Costa Rica puede hacer cambios en algunas leyes nacionales o municipales, solo se requiere de un poco de voluntad. Los cambios no necesariamente deben ser al mismo tiempo ni de golpe, pero pequeños ajustes pueden mejorar la calidad de vida de todos los ciudadanos. Lo que sí necesitamos es que, quienes tienen esas posibilidades en sus manos, tengan conciencia de que hay muchas personas viviendo realidades diferentes a las de sus condominios.
Que la grabación de “estimados vecinos (…)” no sea un meme de las redes sociales, que exista conciencia de que los bares en zonas mixtas afectan también a las áreas cercanas, que el silencio no debería ser un lujo para unos cuantos, sino un derecho para todos, aplicado por los ciudadanos y garantizado por el Estado.

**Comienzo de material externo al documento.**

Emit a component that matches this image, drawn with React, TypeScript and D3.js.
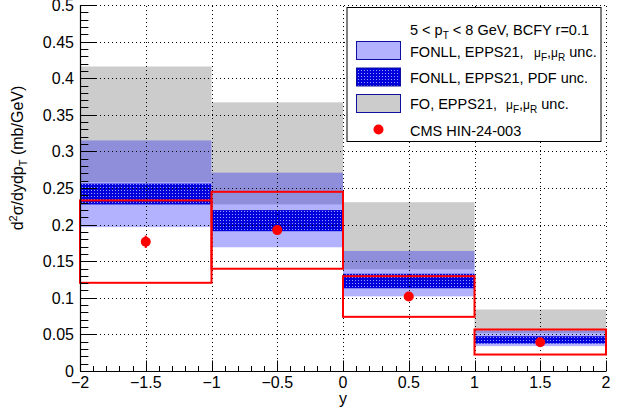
import React from "react";
import * as d3 from "d3";

const binEdges = [-2, -1, 0, 1, 2];
const foLow = [0.258, 0.2275, 0.139, 0.052];
const foHigh = [0.416, 0.367, 0.2306, 0.084];
const scaleLow = [0.1965, 0.169, 0.102, 0.034];
const scaleHigh = [0.315, 0.271, 0.164, 0.0553];
const pdfLow = [0.2275, 0.191, 0.113, 0.0375];
const pdfHigh = [0.256, 0.2198, 0.1328, 0.0475];
const cmsValue = [0.1765, 0.1925, 0.1018, 0.0393];
const cmsStat = [0.0085, 0.004, 0.004, 0.003];
const cmsSystLow = [0.1205, 0.1397, 0.074, 0.0225];
const cmsSystHigh = [0.233, 0.2448, 0.1295, 0.0567];
const xTickLabels = ["−2", "−1.5", "−1", "−0.5", "0", "0.5", "1", "1.5", "2"];
const yTickLabels = ["0", "0.05", "0.1", "0.15", "0.2", "0.25", "0.3", "0.35", "0.4", "0.45", "0.5"];

const W = 624;
const H = 411;
const FONT = "'Liberation Sans', Arial, Helvetica, sans-serif";

export default function App() {
  const x = d3.scaleLinear().domain([-2, 2]).range([80, 606]);
  const y = d3.scaleLinear().domain([0, 0.5]).range([371, 5]);
  const bins = d3.range(binEdges.length - 1);

  const xMajor = d3.range(0, 9).map((i) => -2 + i * 0.5);
  const xMinor = d3.range(0, 41).map((i) => -2 + i * 0.1);
  const yMajor = d3.range(0, 11).map((i) => i * 0.05);
  const yMinor = d3.range(0, 51).map((i) => i * 0.01);

  const rect = (b: number, lo: number[], hi: number[]) => ({
    x: x(binEdges[b]),
    y: y(hi[b]),
    width: x(binEdges[b + 1]) - x(binEdges[b]),
    height: y(lo[b]) - y(hi[b]),
  });

  const muText = (xs: number, yb: number) => (
    <text x={xs} y={yb} fontSize={14.5} fontFamily={FONT}>
      <tspan fontSize={12}>μ</tspan>
      <tspan fontSize={10} dy={4}>F</tspan>
      <tspan fontSize={14.5} dy={-4}>,</tspan>
      <tspan fontSize={12}>μ</tspan>
      <tspan fontSize={10} dy={4}>R</tspan>
      <tspan fontSize={14.5} dy={-4}> unc.</tspan>
    </text>
  );

  return (
    <svg
      width={W}
      height={H}
      style={{ position: "absolute", left: 0, top: 0, background: "#fff" }}
    >
      <defs>
        <pattern id="hatch" width={3} height={3} patternUnits="userSpaceOnUse">
          <rect x={0} y={0} width={3} height={3} fill="#0000dd" />
          <rect x={1} y={1} width={1} height={1} fill="#9a9aff" />
        </pattern>
      </defs>
      <rect width={W} height={H} fill="#fff" />

      {bins.map((b) => (
        <rect key={"fo" + b} {...rect(b, foLow, foHigh)} fill="#cccccc" />
      ))}
      {bins.map((b) => (
        <rect key={"sc" + b} {...rect(b, scaleLow, scaleHigh)} fill="#0000ff" fillOpacity={0.3} />
      ))}
      {bins.map((b) => (
        <rect key={"pdf" + b} {...rect(b, pdfLow, pdfHigh)} fill="url(#hatch)" />
      ))}

      {xMajor.slice(1).map((v) => (
        <line
          key={"gx" + v}
          x1={Math.round(x(v)) + 0.5}
          x2={Math.round(x(v)) + 0.5}
          y1={y(0)}
          y2={y(0.5)}
          stroke="#000"
          strokeWidth={1}
          strokeDasharray="1,3"
        />
      ))}
      {yMajor.slice(1).map((v) => (
        <line
          key={"gy" + v}
          x1={x(-2)}
          x2={x(2)}
          y1={Math.round(y(v)) + 0.5}
          y2={Math.round(y(v)) + 0.5}
          stroke="#000"
          strokeWidth={1}
          strokeDasharray="1,3"
        />
      ))}

      {bins.map((b) => (
        <rect
          key={"sys" + b}
          {...rect(b, cmsSystLow, cmsSystHigh)}
          fill="none"
          stroke="#ff0000"
          strokeWidth={2}
        />
      ))}
      {bins.map((b) => {
        const cx = x((binEdges[b] + binEdges[b + 1]) / 2);
        return (
          <g key={"pt" + b}>
            <line
              x1={cx}
              x2={cx}
              y1={y(cmsValue[b] - cmsStat[b])}
              y2={y(cmsValue[b] + cmsStat[b])}
              stroke="#ff0000"
              strokeWidth={2}
            />
            <circle cx={cx} cy={y(cmsValue[b])} r={5} fill="#ff0000" />
          </g>
        );
      })}

      <line x1={80.5} x2={80.5} y1={y(0)} y2={y(0.5)} stroke="#000" strokeWidth={1.2} />
      <line x1={80} x2={606} y1={371.5} y2={371.5} stroke="#000" strokeWidth={1.2} />
      {yMinor.map((v, i) => (
        <line
          key={"yt" + i}
          x1={80.5}
          x2={80.5 + (i % 5 === 0 ? 15.8 : 7.9)}
          y1={Math.round(y(v)) + 0.5}
          y2={Math.round(y(v)) + 0.5}
          stroke="#000"
          strokeWidth={1}
        />
      ))}
      {xMinor.map((v, i) => (
        <line
          key={"xt" + i}
          x1={Math.round(x(v)) + 0.5}
          x2={Math.round(x(v)) + 0.5}
          y1={371.5}
          y2={371.5 - (i % 5 === 0 ? 11 : 5.5)}
          stroke="#000"
          strokeWidth={1}
        />
      ))}
      {yMajor.map((v, i) => (
        <text
          key={"yl" + i}
          x={74}
          y={y(v) + 6}
          textAnchor="end"
          fontSize={16}
          fontFamily={FONT}
        >
          {yTickLabels[i]}
        </text>
      ))}
      {xMajor.map((v, i) => (
        <text
          key={"xl" + i}
          x={x(v)}
          y={388}
          textAnchor="middle"
          fontSize={16}
          fontFamily={FONT}
        >
          {xTickLabels[i]}
        </text>
      ))}
      <text x={x(0)} y={404} textAnchor="middle" fontSize={16} fontFamily={FONT}>
        y
      </text>
      <text
        transform="translate(23,158) rotate(-90)"
        textAnchor="middle"
        fontSize={16}
        fontFamily={FONT}
      >
        <tspan>d</tspan>
        <tspan fontSize={11} dy={-6}>2</tspan>
        <tspan dy={6}>σ/dydp</tspan>
        <tspan fontSize={11} dy={4}>T</tspan>
        <tspan dy={-4}> (mb/GeV)</tspan>
      </text>

      <rect x={347} y={7.5} width={254} height={134} fill="#fff" stroke="#000" strokeWidth={1} />
      <text x={410} y={35} fontSize={14.5} fontFamily={FONT}>
        <tspan>5 &lt; p</tspan>
        <tspan fontSize={10} dy={4}>T</tspan>
        <tspan dy={-4}> &lt; 8 GeV, BCFY r=0.1</tspan>
      </text>
      <rect x={356.5} y={41.5} width={44} height={18} fill="#b2b2ff" stroke="#1010a0" strokeWidth={1} />
      <text x={410} y={56.7} fontSize={14.5} fontFamily={FONT}>FONLL, EPPS21,</text>
      {muText(534, 56.7)}
      <rect x={356.5} y={68} width={44} height={18} fill="url(#hatch)" stroke="#1010a0" strokeWidth={1} />
      <text x={410} y={83.3} fontSize={14.5} fontFamily={FONT}>FONLL, EPPS21, PDF unc.</text>
      <rect x={356.5} y={94.5} width={44} height={18} fill="#cccccc" stroke="#1010a0" strokeWidth={1} />
      <text x={410} y={109.3} fontSize={14.5} fontFamily={FONT}>FO, EPPS21,</text>
      {muText(506, 109.3)}
      <circle cx={378.5} cy={129.5} r={5} fill="#ff0000" />
      <text x={410} y={136} fontSize={14.5} fontFamily={FONT}>CMS HIN-24-003</text>
    </svg>
  );
}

La contaminación sónica, al igual que la contaminación por emisiones de gases de los vehículos o la basura en los ríos, es un conjunto, no puede verse por separado, ni podemos cerrar los ojos a unas cosas sí y a otras no.
Como país, hemos tenido enormes avances en la protección del medio ambiente, a diario vemos iniciativas privadas y públicas para no generar mayor contaminación en bosques, ríos y mares. Podemos avanzar también en otros tipos de contaminación que afectan el ambiente y la salud mental y física de los ciudadanos. Es querer, es aportar desde nuestro metro cuadrado, es aprender a respetar y, sobre todo, exigirles a las autoridades mayor control y apoyo para el cambio.
La autora es diseñadora gráfica y fotógrafa.